A diversity of rail services is key to managing potential and harnessing it sustainably, rather than following events and being found to be a victim of them. I remind some, the media and political people once said bypasses would rid Bedford of traffic congestion... instead it has grown to fill the spare capacity the bypasses created. Can we learn? Likewise, I'd be very surprised if Eurostar served main line Wixams, but a diversity of services probably will. That means capacity including through Bedford Midland will need to be looked at. Thank you.

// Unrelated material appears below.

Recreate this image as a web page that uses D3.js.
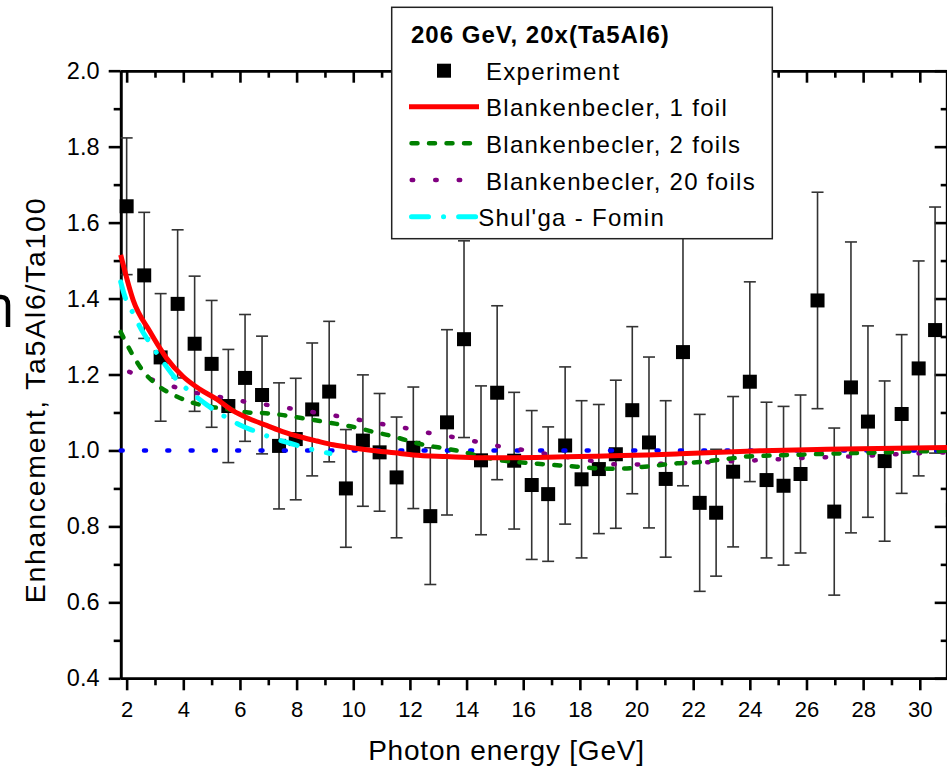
<!DOCTYPE html>
<html><head><meta charset="utf-8">
<script src="https://cdn.jsdelivr.net/npm/d3@7"></script>
<style>body{margin:0;background:#fff} svg{display:block}</style>
</head><body>
<script>
// ---------- data ----------
const energies = [2.00,2.62,3.20,3.80,4.40,5.00,5.59,6.18,6.78,7.38,7.97,8.55,9.15,9.74,10.34,10.93,11.53,12.12,12.72,13.31,13.91,14.51,15.08,15.68,16.30,16.88,17.48,18.06,18.67,19.27,19.85,20.44,21.03,21.64,22.23,22.81,23.41,24.00,24.59,25.19,25.79,26.39,26.98,27.57,28.17,28.76,29.36,29.96,30.54,31.17];
const enhancement = [1.643,1.461,1.245,1.386,1.281,1.228,1.117,1.191,1.146,1.012,1.030,1.108,1.155,0.900,1.026,0.995,0.929,1.007,0.827,1.074,1.293,0.974,1.152,0.973,0.909,0.885,1.013,0.924,0.951,0.990,1.106,1.021,0.925,1.259,0.862,0.836,0.944,1.181,0.922,0.907,0.938,1.395,0.839,1.166,1.076,0.972,1.096,1.216,1.317,0.843];
const errors = [0.180,0.166,0.168,0.195,0.178,0.167,0.149,0.167,0.155,0.166,0.160,0.175,0.185,0.155,0.173,0.155,0.159,0.160,0.180,0.244,0.259,0.196,0.229,0.180,0.196,0.177,0.207,0.207,0.170,0.195,0.220,0.225,0.206,0.352,0.233,0.167,0.198,0.263,0.205,0.209,0.208,0.285,0.220,0.383,0.252,0.211,0.209,0.283,0.324,0.180];

const oneFoilE = [1.79,2.23,2.82,3.41,4.00,4.59,5.18,5.76,6.35,6.94,7.53,8.12,8.71,9.29,9.88,10.47,11.65,12.11,13.30,14.47,15.64,16.83,18.00,19.17,20.36,21.53,24.36,26.71,30.96];
const oneFoilV = [1.515,1.396,1.313,1.243,1.194,1.161,1.135,1.104,1.083,1.066,1.049,1.036,1.025,1.015,1.008,1.002,0.992,0.988,0.984,0.981,0.981,0.982,0.984,0.986,0.988,0.991,0.999,1.003,1.008];

const twoFoilsE = [1.79,2.18,2.57,3.12,3.77,4.41,5.06,5.65,6.29,6.91,7.53,8.12,8.77,9.41,10.06,10.71,11.36,11.83,12.53,13.18,13.83,14.47,15.12,15.71,16.35,17.00,17.59,18.24,18.89,19.47,20.12,20.77,21.42,22.00,22.65,23.24,23.89,24.53,25.77,27.01,28.30,29.53,30.95];
const twoFoilsV = [1.312,1.256,1.210,1.170,1.142,1.124,1.114,1.108,1.100,1.098,1.093,1.086,1.078,1.070,1.061,1.049,1.038,1.028,1.014,1.006,0.997,0.985,0.975,0.970,0.966,0.962,0.959,0.955,0.952,0.952,0.956,0.961,0.966,0.968,0.973,0.978,0.984,0.986,0.989,0.992,0.994,0.997,0.999];

const twentyFoilsE = [2.09,2.92,3.74,4.59,5.41,6.24,7.06,7.91,8.73,9.56,10.39,11.20,12.06,12.88,13.71,14.55,15.38,16.20,17.02,17.89,18.71,19.53,20.36,21.18,22.85,24.51,26.16,27.83,29.50,30.95];
const twentyFoilsV = [1.207,1.186,1.166,1.149,1.139,1.128,1.119,1.109,1.099,1.089,1.078,1.067,1.056,1.043,1.033,1.020,1.008,0.999,0.988,0.979,0.969,0.962,0.964,0.966,0.970,0.975,0.981,0.985,0.991,0.995];

const shulgaE = [1.79,1.94,2.23,2.53,2.82,3.24,3.77,4.24,4.83,5.47,6.00,6.59,7.18,7.77,8.36,9.00,9.18];
const shulgaV = [1.444,1.405,1.361,1.317,1.283,1.238,1.186,1.155,1.120,1.089,1.067,1.049,1.032,1.019,1.006,0.995,0.992];

const referenceE = [1.79,30.95];
const referenceV = [1.0,1.0];

const xMajorTicks = [2,4,6,8,10,12,14,16,18,20,22,24,26,28,30];
const xMinorTicks = [3,5,7,9,11,13,15,17,19,21,23,25,27,29];
const yMajorTicks = [0.4,0.6,0.8,1.0,1.2,1.4,1.6,1.8,2.0];
const yMinorTicks = [0.5,0.7,0.9,1.1,1.3,1.5,1.7,1.9];

const legendTitle = "206 GeV, 20x(Ta5Al6)";
const legendLabels = ["Experiment","Blankenbecler, 1 foil","Blankenbecler, 2 foils","Blankenbecler, 20 foils","Shul'ga - Fomin"];
const xTitle = "Photon energy [GeV]";
const yTitle = "Enhancement, Ta5Al6/Ta100";

// ---------- layout ----------
const W = 947, H = 768;
const L = 120.7, R = 946.7, T = 70.7, B = 678.3;
const FONT = "'Liberation Sans', Arial, sans-serif";

const svg = d3.select("body").append("svg").attr("width", W).attr("height", H);
const x = d3.scaleLinear().domain([1.79, 30.95]).range([L, R]);
const y = d3.scaleLinear().domain([0.4, 2.0]).range([B, T]);

const styles = {
  reference: {color:"#0000ff", width:4.5, dash:"2,21.3", cap:"round"},
  twenty: {color:"#800080", width:4.5, dash:"1.5,22", cap:"round"},
  two: {color:"#008000", width:4.5, dash:"6,11.5", cap:"round"},
  shulga: {color:"#00ffff", width:5, dash:"17,15,0.1,15", cap:"round"},
  one: {color:"#ff0000", width:5, dash:null, cap:"butt"}
};

// ---------- axes ----------
function styleAxis(g){
  g.select(".domain").attr("stroke","#000").attr("stroke-width",2.6);
  g.selectAll(".tick line").attr("stroke","#000").attr("stroke-width",2.6);
}
// bottom
const gB = svg.append("g").attr("transform",`translate(0,${B})`)
  .call(d3.axisBottom(x).tickValues(xMajorTicks).tickSize(12).tickSizeOuter(0).tickPadding(11.4).tickFormat(d3.format("d")));
styleAxis(gB);
gB.selectAll("text").attr("font-family",FONT).attr("font-size",22).attr("fill","#000");
const gBm = svg.append("g").attr("transform",`translate(0,${B})`)
  .call(d3.axisBottom(x).tickValues(xMinorTicks).tickSize(7).tickSizeOuter(0).tickFormat(""));
styleAxis(gBm);
// top (inward)
const gT = svg.append("g").attr("transform",`translate(0,${T})`)
  .call(d3.axisBottom(x).tickValues(xMajorTicks).tickSize(12).tickSizeOuter(0).tickFormat(""));
styleAxis(gT);
const gTm = svg.append("g").attr("transform",`translate(0,${T})`)
  .call(d3.axisBottom(x).tickValues(xMinorTicks).tickSize(7).tickSizeOuter(0).tickFormat(""));
styleAxis(gTm);
// left
const gL = svg.append("g").attr("transform",`translate(${L},0)`)
  .call(d3.axisLeft(y).tickValues(yMajorTicks).tickSize(12).tickSizeOuter(0).tickPadding(9.2).tickFormat(d3.format(".1f")));
styleAxis(gL);
gL.selectAll("text").attr("font-family",FONT).attr("font-size",23.5).attr("fill","#000");
const gLm = svg.append("g").attr("transform",`translate(${L},0)`)
  .call(d3.axisLeft(y).tickValues(yMinorTicks).tickSize(7).tickSizeOuter(0).tickFormat(""));
styleAxis(gLm);
// right (inward)
const gR = svg.append("g").attr("transform",`translate(${R},0)`)
  .call(d3.axisLeft(y).tickValues(yMajorTicks).tickSize(12).tickSizeOuter(0).tickFormat(""));
styleAxis(gR);
const gRm = svg.append("g").attr("transform",`translate(${R},0)`)
  .call(d3.axisLeft(y).tickValues(yMinorTicks).tickSize(6).tickSizeOuter(0).tickFormat(""));
styleAxis(gRm);

// axis titles
svg.append("text").attr("x", 506.5).attr("y", 760).attr("text-anchor","middle")
  .attr("font-family",FONT).attr("font-size",28).attr("letter-spacing",0.8).text(xTitle);
svg.append("text").attr("transform","translate(45,400) rotate(-90)").attr("text-anchor","middle")
  .attr("font-family",FONT).attr("font-size",28.5).attr("letter-spacing",1.7).text(yTitle);

// stray glyph fragment at left edge
svg.append("path").attr("d","M-4,297 L1,297 Q8,297 8,305 L8,327")
  .attr("fill","none").attr("stroke","#000").attr("stroke-width",4.5);

// ---------- experiment ----------
const pts = energies.map((e,i)=>({e, v:enhancement[i], err:errors[i]}));
const gE = svg.append("g");
gE.selectAll("line.bar").data(pts).join("line").attr("class","bar")
  .attr("x1",d=>x(d.e)).attr("x2",d=>x(d.e))
  .attr("y1",d=>y(d.v-d.err)).attr("y2",d=>y(d.v+d.err))
  .attr("stroke","#333").attr("stroke-width",1.6);
["lo","hi"].forEach(k=>{
  gE.selectAll("line.cap"+k).data(pts).join("line").attr("class","cap"+k)
    .attr("x1",d=>x(d.e)-6).attr("x2",d=>x(d.e)+6)
    .attr("y1",d=>y(k==="lo"?d.v-d.err:d.v+d.err)).attr("y2",d=>y(k==="lo"?d.v-d.err:d.v+d.err))
    .attr("stroke","#333").attr("stroke-width",1.6);
});
gE.selectAll("rect").data(pts).join("rect")
  .attr("x",d=>x(d.e)-7).attr("y",d=>y(d.v)-7).attr("width",14).attr("height",14).attr("fill","#000");

// ---------- curves ----------
const line = d3.line().x(d=>x(d[0])).y(d=>y(d[1])).curve(d3.curveMonotoneX);
function drawCurve(E,V,s){
  svg.append("path").datum(E.map((e,i)=>[e,V[i]])).attr("d",line)
    .attr("fill","none").attr("stroke",s.color).attr("stroke-width",s.width)
    .attr("stroke-dasharray",s.dash).attr("stroke-linecap",s.cap);
}
drawCurve(referenceE, referenceV, styles.reference);
drawCurve(twentyFoilsE, twentyFoilsV, styles.twenty);
drawCurve(twoFoilsE, twoFoilsV, styles.two);
drawCurve(shulgaE, shulgaV, styles.shulga);
drawCurve(oneFoilE, oneFoilV, styles.one);

// ---------- legend ----------
const lg = svg.append("g");
lg.append("rect").attr("x",391.7).attr("y",7.3).attr("width",380.6).attr("height",231.4)
  .attr("fill","#fff").attr("stroke","#222").attr("stroke-width",1.5);
lg.append("text").attr("x",411).attr("y",43.3).attr("font-family",FONT).attr("font-weight","bold")
  .attr("font-size",24).attr("letter-spacing",1).text(legendTitle);
const rowY = [70.7,106.7,143.3,180,216.7];
const keyStyles = [null, styles.one, styles.two, styles.twenty, styles.shulga];
legendLabels.forEach((lab,i)=>{
  const cy = rowY[i];
  if(i===0){
    lg.append("rect").attr("x",444-7).attr("y",cy-7).attr("width",14).attr("height",14).attr("fill","#000");
  } else {
    const s = keyStyles[i];
    const x0 = i===2||i===4 ? 411.5 : (i===3 ? 411.7 : 409);
    lg.append("line").attr("x1",x0).attr("x2",i===4?476:479).attr("y1",cy).attr("y2",cy)
      .attr("stroke",s.color).attr("stroke-width",s.width)
      .attr("stroke-dasharray",s.dash).attr("stroke-linecap",s.cap);
  }
  lg.append("text").attr("x", i===4?478.3:486).attr("y",cy+9.5).attr("font-family",FONT)
    .attr("font-size",24).attr("letter-spacing",1.3).text(lab);
});
</script>
</body></html>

Addendum to earlier notice:

In follow up to my earlier email, which should have said 2035 not 2025!, a local media outlet has produced this bridging article and BRTA gets a mention too. Retaining the St John's option and including it in designs and consultations is crucial and Mayor Tom Wootton and the Unitary Council - Transport and Planning brought together, should find means and ways to protect it as much as possible and build coalitions which include BRTA in the loop please:
Stations North of Bedford (Oakley and Sharnbrook) would help reduce A6 traffic, free up parking at Bedford and enable more diverse services with or without EWRL Northern Route. 
As said before, interim St John's down to Cardington Road could be made into a twin-track 12 coach train washery rather than infill housing. 
Likewise, if Bedford-Cambridge won't be built or ready until 2035, bays at Bedford Midland will be needed before that for Oxford trains and more Bedford-Bletchley longer trains. 
You would find conflict with sitting trains on an already capacity station through tracks which other services and freight need e.g. Thameslink and EMR for example. 
If not already, Bedford-Bletchley should be made 'Open Access' and a diversity of services and freight made to use it.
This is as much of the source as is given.